San Diego Comic-Con’s Organisers Are Confident That Going Digital Will Work, But Will It?

At this point, you know what the deal is regarding the coronavirus pandemic and comic book conventions in the U.S. Because the virus is most easily transmitted between people when they’re clustered into enclosed spaces and when they’re in large groups, cons of all types have been put on hold for the year.

While there isn’t going to be a traditional Comic-Con in San Diego this winter, the convention’s organisers have been working to coordinate a digital equivalent that people can participate in from the comfort and safety of their homes.

It’s unclear just what exactly Comic-Con@Home is going to look like or how it’s going to function, but in a recent interview with the Hollywood Reporter, Comic-Con International spokesperson David Glanzer expressed that the digital con isn’t meant to be seen as the new normal for the event.

“I don’t think we’ve really thought of it in terms of a replacement for the show,” Glanzer said. “It is an iteration that we hope will convey some of the excitement of Comic-Con in whatever format we and our stakeholders can create. We are reaching out to various entities who are usually involved in the physical show to see if, and how best, we can incorporate them into an online version.”

Glanzer continued by emphasising that Comic-Con@Home isn’t something. that organisers ever foresaw having to put together, let alone so close to the projected date for this year’s SDCC, and he also expressed that there are many elements to the digital convention that have yet to be fully hammered out.

It is very, very good that SDCC’s organisers both took to heart just how serious the global pandemic is and also made an effort to pull people into the event mindspace that they’d intended to be in while physically perusing artist alley (which currently has no virtual component) or waiting in line to watch a trailer for the first time. But Comic-Con@Home’s existence begs the question as to what exactly comic book conventions are going to look like in the future—because as it currently stands, there’s no foreseeable future in which covid-19 completely stops being a threat.

So much of the Comic-Con experience revolves around people being witness to the new developments coming out of film studios and comic books publishers that a convention without those things wouldn’t really feel like Comic-Con. Comic-Con@Home might just be a one-off thing that’s meant to feed nerds’ hunger for genre news for a few months, but there’s a more than real possibility that measures like these are going to have to become the new normal for conventions.

With that being the case, the question that comes to mind is just how this would all work. Putting content behind digital paywalls in place of badges is easy enough, sure, but in order to create an experience comparable to the normal Comic-Con, the event would need the group participation of dozens of studios and publishers who could easily just hold their own events where they were the singular focus.

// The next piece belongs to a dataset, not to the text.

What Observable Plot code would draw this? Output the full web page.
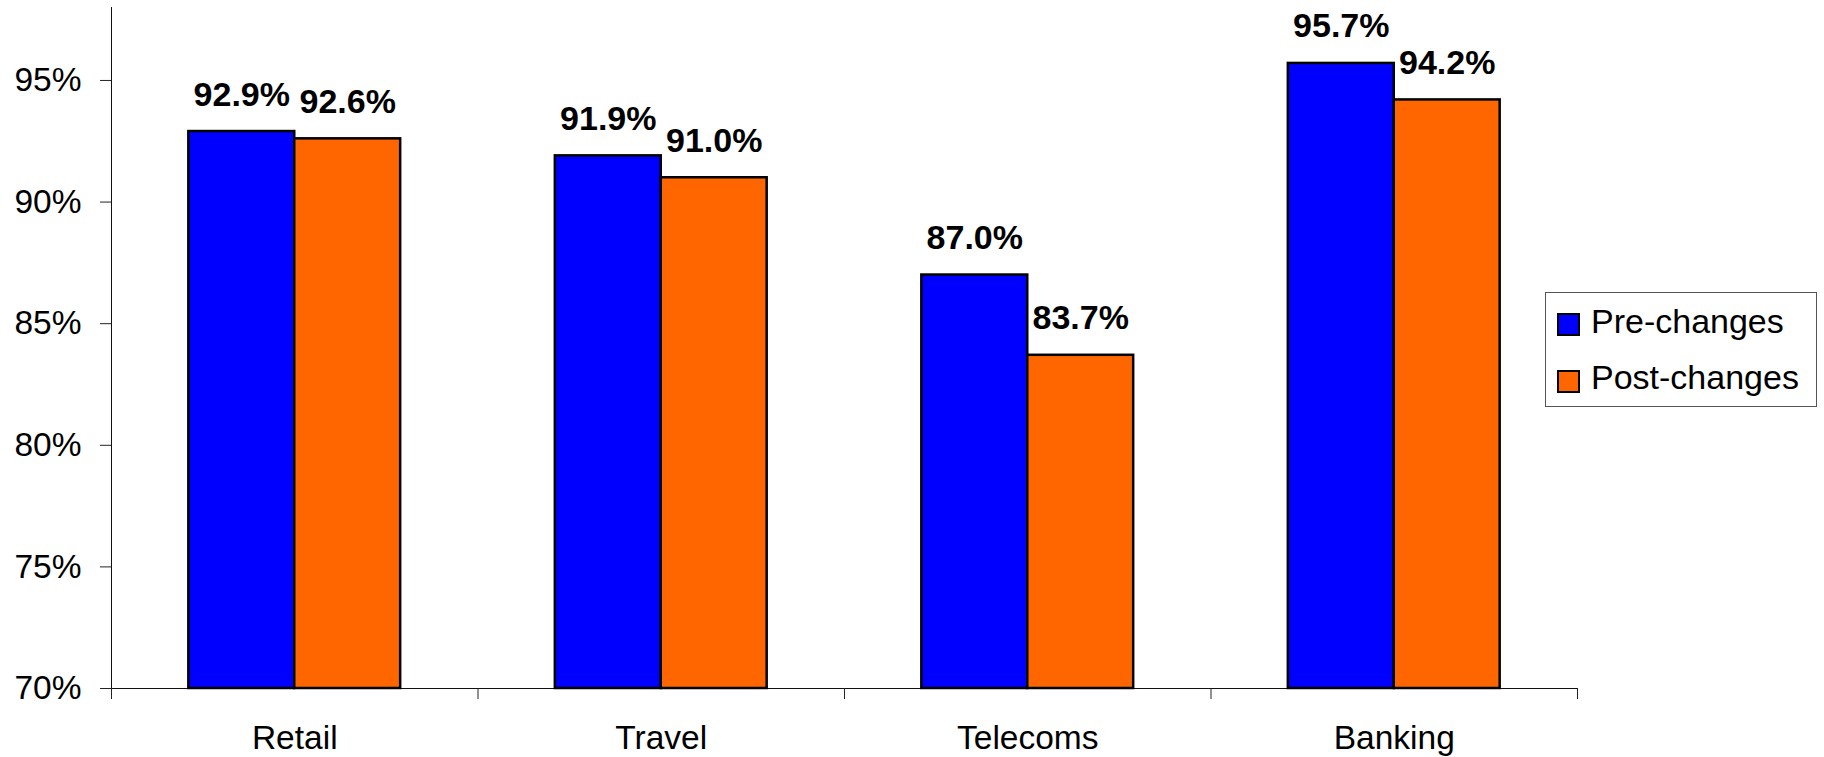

The challenge SDCC’s facing right now is making the case for its existence. These times aren’t just trying in the existential sense, they’re trying in the practical sense and forcing multiple industries to revaluate how they function on a basic level. Dear as Comic-Con is to people, one hopes that the organisers figure out a way to weather this storm, but devastating as this pandemic has been, it’s unclear whether that’ll be possible.